Résumé
Tara moarta (The Dead Nation) présente une série de clichés prise par le photographe Costică Acsinte de la petite ville roumaine de Slobozia dans les années 1930-1940. Principalement composée d’extraits de la même époque tirés du journal du médecin juif roumain Emil Dorian, la bande son raconte ce que les photographies ne montrent pas : la montée de l’antisémitisme puis la terrible persécution roumaine des juifs, un sujet rarement abordé dans la Roumanie contemporaine.
L'avis de Tënk
Ce n'est qu'en 2004 que la Roumanie a reconnu officiellement, par la voix de son président d'alors Ion Iliescu, son rôle joué dans la Shoah. Cet "aveu" est lié autant à la publication d'un rapport détaillant l'implication de la Roumanie dans la Shoah qu'au désir du pays d'intégrer l'Union européenne. Toujours est-il que l'antisémitisme passé comme présent de la Roumanie sont encore trop souvent tus et atténués. Et alors que le nouveau cinéma roumain (Radu Jude faisant partie de cette "nouvelle vague") a plutôt tendance à s'intéresser aux années du régime communiste ; Radu Jude remonte plus avant dans l'histoire de son pays.
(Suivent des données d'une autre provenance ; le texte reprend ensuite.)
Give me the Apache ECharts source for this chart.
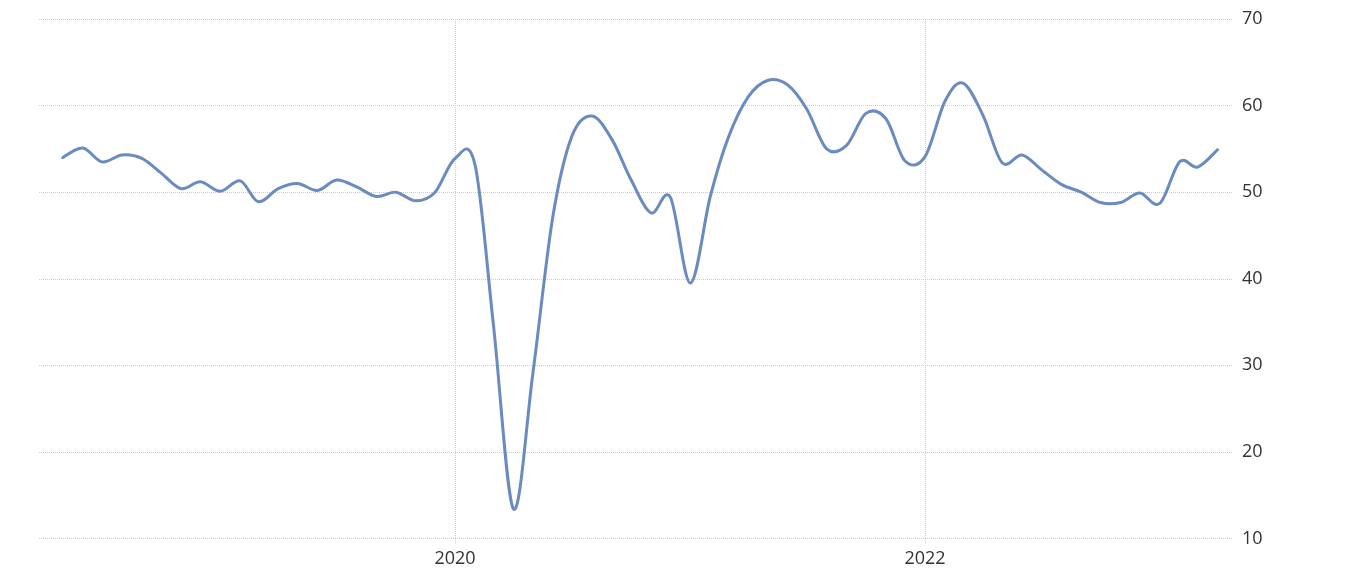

Film méthodique, Tara moarta entremêle aux archives intimes extraites du journal d'Emil Dorian des photographies, messages de propagande et autres chansons patriotiques – dispositif suspendu un instant seulement pour évoquer l'extermination des juif·ves. Tout en rappelant que chaque image comporte son hors-champ, sa tâche aveugle, ces différents régimes d'archives désignent dans leur entrechoquement ce que les photos dissimulent : les crimes et oppressions nées de l'antisémitisme.